Having been a matador before venturing off to Hollywood, Boetticher learned a thing or two about choreographing violent spectacle. He uses the deep focus and wider vertical proscenium of the 1:66:1 aspect ratio to align his groups throughout the frame, and repositions characters within the scene with remarkable, unshowy clarity. The costumes and the arid cragginess of Lone Pine’s landscapes sustain the Western’s symbolic abstractions of civilization and wilderness with a simple, unselfconscious matter-of-factness that doesn’t impede the dramatic momentum of this terse, 78 minute chamber piece. Other Western auteurs of the period, most notably Anthony Mann, deployed the floating poker game narrative with a more florid, Freudian visual panache, but this should not be interpreted as a critique of the directors’ creativity and visual inventiveness. Mann was a psychologist, conflating nature’s wildness with neurosis. Boetticher and Kennedy were about values, roles and goals connected to the materialistic presence of the world, gracefully reconciling circumstance, cooperation, self-reliance, and a commitment to the future as a simple dance, with death always lying on the line.
The Ranown cycle, along with Scott’s last screen appearance in Sam Peckinpah’s Ride the High Country (1962), signaled the end of this conservative strain in the libertarian Western, where the moral consequences of opportunism played out with precision and grace.

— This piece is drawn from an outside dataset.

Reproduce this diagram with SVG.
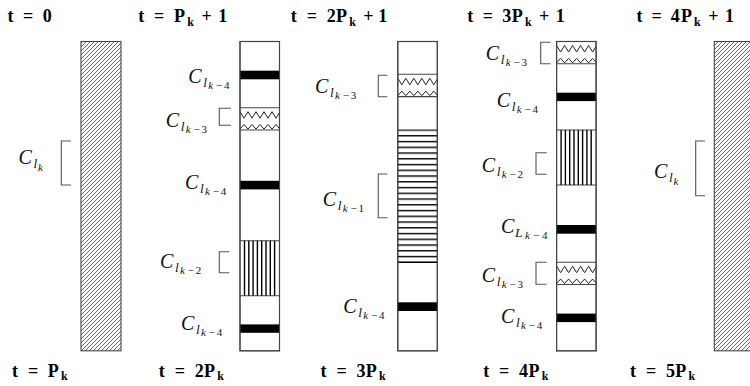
<svg xmlns="http://www.w3.org/2000/svg" xmlns:xlink="http://www.w3.org/1999/xlink" width="750" height="386" viewBox="0 0 750 386">
  <style>
    .title { font-family: "Liberation Serif", "Times New Roman", serif; font-weight: bold; font-size: 18px; fill: #000; }
    .title .sub { font-size: 12px; }
    .lbl { font-family: "Liberation Serif", "Times New Roman", serif; font-style: italic; font-size: 20px; fill: #111; }
    .lbl .s1 { font-size: 13.5px; }
    .lbl .s2 { font-size: 11px; }
    .lbl .up { font-style: normal; }
    .col { fill: #fff; stroke: #444; stroke-width: 1.1; }
    .hatched { fill: url(#diag); stroke: #444; stroke-width: 1.1; }
    .bar { fill: #000; }
    .bracket { fill: none; stroke: #555; stroke-width: 1.1; }
    .edge { stroke: #444; stroke-width: 1.1; }
    .zig { fill: none; stroke: #222; stroke-width: 1; }
    .vline { stroke: #000; stroke-width: 1.4; }
  </style>
  <defs>
    <!-- diagonal hatching for the full blocks -->
    <pattern id="diag" patternUnits="userSpaceOnUse" width="4" height="4">
      <path d="M-1,1 L1,-1 M0,4 L4,0 M3,5 L5,3" stroke="#333" stroke-width="0.75"/>
    </pattern>
    <!-- horizontal hatching -->
    <pattern id="hstripe" patternUnits="userSpaceOnUse" x="0" y="129.35" width="10" height="5.75">
      <rect x="0" y="0" width="10" height="1.4" fill="#000"/>
    </pattern>
    <!-- zigzag band, 39.5 x 22.3 -->
    <g id="zigband">
      <line class="edge" x1="0" y1="0" x2="39.5" y2="0"/>
      <line class="edge" x1="0" y1="22.3" x2="39.5" y2="22.3"/>
      <polyline class="zig" points="0,4 4,10.5 8,4 12,10.5 16,4 20,10.5 24,4 28,10.5 32,4 36,10.5 39.5,4.8"/>
      <polyline class="zig" points="0,21.4 4,16.8 8,21.4 12,16.8 16,21.4 20,16.8 24,21.4 28,16.8 32,21.4 36,16.8 39.5,21"/>
    </g>
    <!-- vertical hatching band, 39.5 x 55 -->
    <g id="vband">
      <line class="edge" x1="0" y1="0" x2="39.5" y2="0"/>
      <line class="edge" x1="0" y1="55" x2="39.5" y2="55"/>
      <line class="vline" x1="4.5" y1="0" x2="4.5" y2="55"/>
      <line class="vline" x1="8.8" y1="0" x2="8.8" y2="55"/>
      <line class="vline" x1="13.1" y1="0" x2="13.1" y2="55"/>
      <line class="vline" x1="17.4" y1="0" x2="17.4" y2="55"/>
      <line class="vline" x1="21.7" y1="0" x2="21.7" y2="55"/>
      <line class="vline" x1="26" y1="0" x2="26" y2="55"/>
      <line class="vline" x1="30.3" y1="0" x2="30.3" y2="55"/>
      <line class="vline" x1="34.6" y1="0" x2="34.6" y2="55"/>
    </g>
  </defs>

  <!-- time labels -->
  <g id="times-top">
    <text class="title" y="22"><tspan x="7.5">t</tspan><tspan x="23.1">=</tspan><tspan x="42.7">0</tspan></text>
    <text class="title" y="22"><tspan x="138.2">t</tspan><tspan x="154.1">=</tspan><tspan x="174">P</tspan><tspan class="sub" x="187.3" y="25.5">k</tspan><tspan x="201.5" y="22">+</tspan><tspan x="218.3">1</tspan></text>
    <text class="title" y="22"><tspan x="290.8">t</tspan><tspan x="306.7">=</tspan><tspan x="326.7">2</tspan><tspan x="336">P</tspan><tspan class="sub" x="349.3" y="25.5">k</tspan><tspan x="363.2" y="22">+</tspan><tspan x="378.3">1</tspan></text>
    <text class="title" y="22"><tspan x="467.2">t</tspan><tspan x="482.7">=</tspan><tspan x="502.3">3</tspan><tspan x="511.7">P</tspan><tspan class="sub" x="525" y="25.5">k</tspan><tspan x="538.9" y="22">+</tspan><tspan x="555.7">1</tspan></text>
    <text class="title" y="22"><tspan x="636.5">t</tspan><tspan x="651.6">=</tspan><tspan x="670.7">4</tspan><tspan x="681">P</tspan><tspan class="sub" x="694" y="25.5">k</tspan><tspan x="708.2" y="22">+</tspan><tspan x="725">1</tspan></text>
  </g>
  <g id="times-bottom">
    <text class="title" y="376.5"><tspan x="12">t</tspan><tspan x="27.9">=</tspan><tspan x="47.8">P</tspan><tspan class="sub" x="61.1" y="380">k</tspan></text>
    <text class="title" y="376.5"><tspan x="158.8">t</tspan><tspan x="174.7">=</tspan><tspan x="194.7">2</tspan><tspan x="204">P</tspan><tspan class="sub" x="217.3" y="380">k</tspan></text>
    <text class="title" y="376.5"><tspan x="320.5">t</tspan><tspan x="336.4">=</tspan><tspan x="356.4">3</tspan><tspan x="365.7">P</tspan><tspan class="sub" x="379" y="380">k</tspan></text>
    <text class="title" y="376.5"><tspan x="483.2">t</tspan><tspan x="499.1">=</tspan><tspan x="519.1">4</tspan><tspan x="528.4">P</tspan><tspan class="sub" x="541.7" y="380">k</tspan></text>
    <text class="title" y="376.5"><tspan x="630">t</tspan><tspan x="646">=</tspan><tspan x="665.9">5</tspan><tspan x="675.2">P</tspan><tspan class="sub" x="688.5" y="380">k</tspan></text>
  </g>

  <!-- period 1: single full block -->
  <g id="col-p1">
    <rect class="hatched" x="81" y="41.5" width="40" height="309.3"/>
  </g>

  <!-- period 2 -->
  <g id="col-p2">
    <rect class="col" x="240" y="41.5" width="39.5" height="309.3"/>
    <rect class="bar" x="240" y="70.7" width="39.5" height="8.6"/>
    <use xlink:href="#zigband" x="240" y="107.7"/>
    <rect class="bar" x="240" y="180.8" width="39.5" height="8.6"/>
    <use xlink:href="#vband" x="240" y="240.7"/>
    <rect class="bar" x="240" y="324.4" width="39.5" height="8.4"/>
    <rect x="240" y="41.5" width="39.5" height="309.3" fill="none" stroke="#444" stroke-width="1.1"/>
  </g>

  <!-- period 3 -->
  <g id="col-p3">
    <rect class="col" x="397.8" y="41.5" width="39.5" height="309.3"/>
    <use xlink:href="#zigband" x="397.8" y="74.3"/>
    <rect x="397.8" y="129.35" width="39.5" height="132.3" fill="url(#hstripe)"/>
    <rect x="397.8" y="261.6" width="39.5" height="1.4" fill="#000"/>
    <rect class="bar" x="397.8" y="302.3" width="39.5" height="8.7"/>
    <rect x="397.8" y="41.5" width="39.5" height="309.3" fill="none" stroke="#444" stroke-width="1.1"/>
  </g>

  <!-- period 4 -->
  <g id="col-p4">
    <rect class="col" x="556.6" y="41.5" width="39.5" height="309.3"/>
    <use xlink:href="#zigband" x="556.6" y="41.5"/>
    <rect class="bar" x="556.6" y="92.7" width="39.5" height="8.4"/>
    <use xlink:href="#vband" x="556.6" y="130"/>
    <rect class="bar" x="556.6" y="225" width="39.5" height="8.7"/>
    <use xlink:href="#zigband" x="556.6" y="262.2"/>
    <rect class="bar" x="556.6" y="313.6" width="39.5" height="8.5"/>
    <rect x="556.6" y="41.5" width="39.5" height="309.3" fill="none" stroke="#444" stroke-width="1.1"/>
  </g>

  <!-- period 5: single full block -->
  <g id="col-p5">
    <rect class="hatched" x="714.3" y="41.5" width="40" height="309.3"/>
  </g>

  <!-- brackets -->
  <g id="brackets">
    <path class="bracket" d="M71,141 H61.3 V185 H71"/>
    <path class="bracket" d="M231,108.3 H219.3 V125.3 H231"/>
    <path class="bracket" d="M229.3,251.7 H219.3 V272.7 H229.3"/>
    <path class="bracket" d="M387.3,75.3 H378.3 V96.7 H387.3"/>
    <path class="bracket" d="M387.3,174 H378.3 V217.7 H387.3"/>
    <path class="bracket" d="M550.7,42.3 H540.7 V63.7 H550.7"/>
    <path class="bracket" d="M546.7,152.7 H536 V174.3 H546.7"/>
    <path class="bracket" d="M546.7,262.3 H536 V284.3 H546.7"/>
    <path class="bracket" d="M705,141 H695.7 V195.7 H705"/>
  </g>

  <!-- class labels -->
  <g id="labels">
    <text class="lbl" x="18.5" y="164">C<tspan class="s1" x="33.5" y="168">l</tspan><tspan class="s2" x="38" y="170.5">k</tspan></text>

    <text class="lbl" x="188.3" y="82.7">C<tspan class="s1" x="203.3" y="86.7">l</tspan><tspan class="s2" x="208.3" y="88.7">k</tspan><tspan class="s2 up" x="216">−</tspan><tspan class="s2 up" x="224">4</tspan></text>
    <text class="lbl" x="165.7" y="126.5">C<tspan class="s1" x="180.7" y="130.5">l</tspan><tspan class="s2" x="185.7" y="132.5">k</tspan><tspan class="s2 up" x="193.4">−</tspan><tspan class="s2 up" x="201.4">3</tspan></text>
    <text class="lbl" x="185" y="189">C<tspan class="s1" x="200" y="193">l</tspan><tspan class="s2" x="205" y="195">k</tspan><tspan class="s2 up" x="212.7">−</tspan><tspan class="s2 up" x="220.7">4</tspan></text>
    <text class="lbl" x="160" y="268">C<tspan class="s1" x="175" y="272">l</tspan><tspan class="s2" x="180" y="274">k</tspan><tspan class="s2 up" x="187.7">−</tspan><tspan class="s2 up" x="195.7">2</tspan></text>
    <text class="lbl" x="181" y="330">C<tspan class="s1" x="196" y="334">l</tspan><tspan class="s2" x="201" y="336">k</tspan><tspan class="s2 up" x="208.7">−</tspan><tspan class="s2 up" x="216.7">4</tspan></text>

    <text class="lbl" x="315" y="93">C<tspan class="s1" x="330" y="97">l</tspan><tspan class="s2" x="335" y="99">k</tspan><tspan class="s2 up" x="342.7">−</tspan><tspan class="s2 up" x="350.7">3</tspan></text>
    <text class="lbl" x="322.7" y="206">C<tspan class="s1" x="337.7" y="210">l</tspan><tspan class="s2" x="342.7" y="212">k</tspan><tspan class="s2 up" x="350.4">−</tspan><tspan class="s2 up" x="358.4">1</tspan></text>
    <text class="lbl" x="343.3" y="313">C<tspan class="s1" x="358.3" y="317">l</tspan><tspan class="s2" x="363.3" y="319">k</tspan><tspan class="s2 up" x="371">−</tspan><tspan class="s2 up" x="379">4</tspan></text>

    <text class="lbl" x="485.7" y="60">C<tspan class="s1" x="500.7" y="64">l</tspan><tspan class="s2" x="505.7" y="66">k</tspan><tspan class="s2 up" x="513.4">−</tspan><tspan class="s2 up" x="521.4">3</tspan></text>
    <text class="lbl" x="496.7" y="106.5">C<tspan class="s1" x="511.7" y="110.5">l</tspan><tspan class="s2" x="516.7" y="112.5">k</tspan><tspan class="s2 up" x="524.4">−</tspan><tspan class="s2 up" x="532.4">4</tspan></text>
    <text class="lbl" x="481.7" y="171.5">C<tspan class="s1" x="496.7" y="175.5">l</tspan><tspan class="s2" x="501.7" y="177.5">k</tspan><tspan class="s2 up" x="509.4">−</tspan><tspan class="s2 up" x="517.4">2</tspan></text>
    <text class="lbl" x="501" y="233">C<tspan class="s1" x="515" y="237">L</tspan><tspan class="s2" x="525" y="239">k</tspan><tspan class="s2 up" x="533">−</tspan><tspan class="s2 up" x="542">4</tspan></text>
    <text class="lbl" x="481.7" y="282">C<tspan class="s1" x="496.7" y="286">l</tspan><tspan class="s2" x="501.7" y="288">k</tspan><tspan class="s2 up" x="509.4">−</tspan><tspan class="s2 up" x="517.4">3</tspan></text>
    <text class="lbl" x="501" y="323">C<tspan class="s1" x="516" y="327">l</tspan><tspan class="s2" x="521" y="329">k</tspan><tspan class="s2 up" x="528.7">−</tspan><tspan class="s2 up" x="536.7">4</tspan></text>

    <text class="lbl" x="654" y="178">C<tspan class="s1" x="669" y="182">l</tspan><tspan class="s2" x="673.5" y="184.5">k</tspan></text>
  </g>
</svg>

Even at the time of The Tall T’s release, one can imagine teenagers seeing a Randolph Scott Western as its era’s equivalent of “dad rock.” The prolific carnage, rampant cynicism and stylistic pyrotechnics of Leone’s Dollars trilogy would set the stage for both anti-colonialist revisionism within the genre and a glorification of hyper-aggressive capitalism in the world at large. The formulaic Westerns of the fifties, of which the Scott/Boetticher/Kennedy films are a part, constituted an adult variation of a familiar, juvenile formula that their intended 30-40 something male viewer was comfortable with. They could experience familiar movie star heroes make existential choices in realistic conditions, as opposed to having a studio-imposed code of conduct dictate their behavior, allowing masculine self-assurance and moral certainty organically coalesce in theatrical form, shorn of modernist abstraction and doubt. For better or worse, they projected a distinctly American will to combine the talents of individuals for the act of civilizing the untamed; to connect tested values to the material benefits of progress. It seems naïve and foolish at times to think that this promise might come to fruition, but, as another bullfighting expert once said, it would be pretty to think so.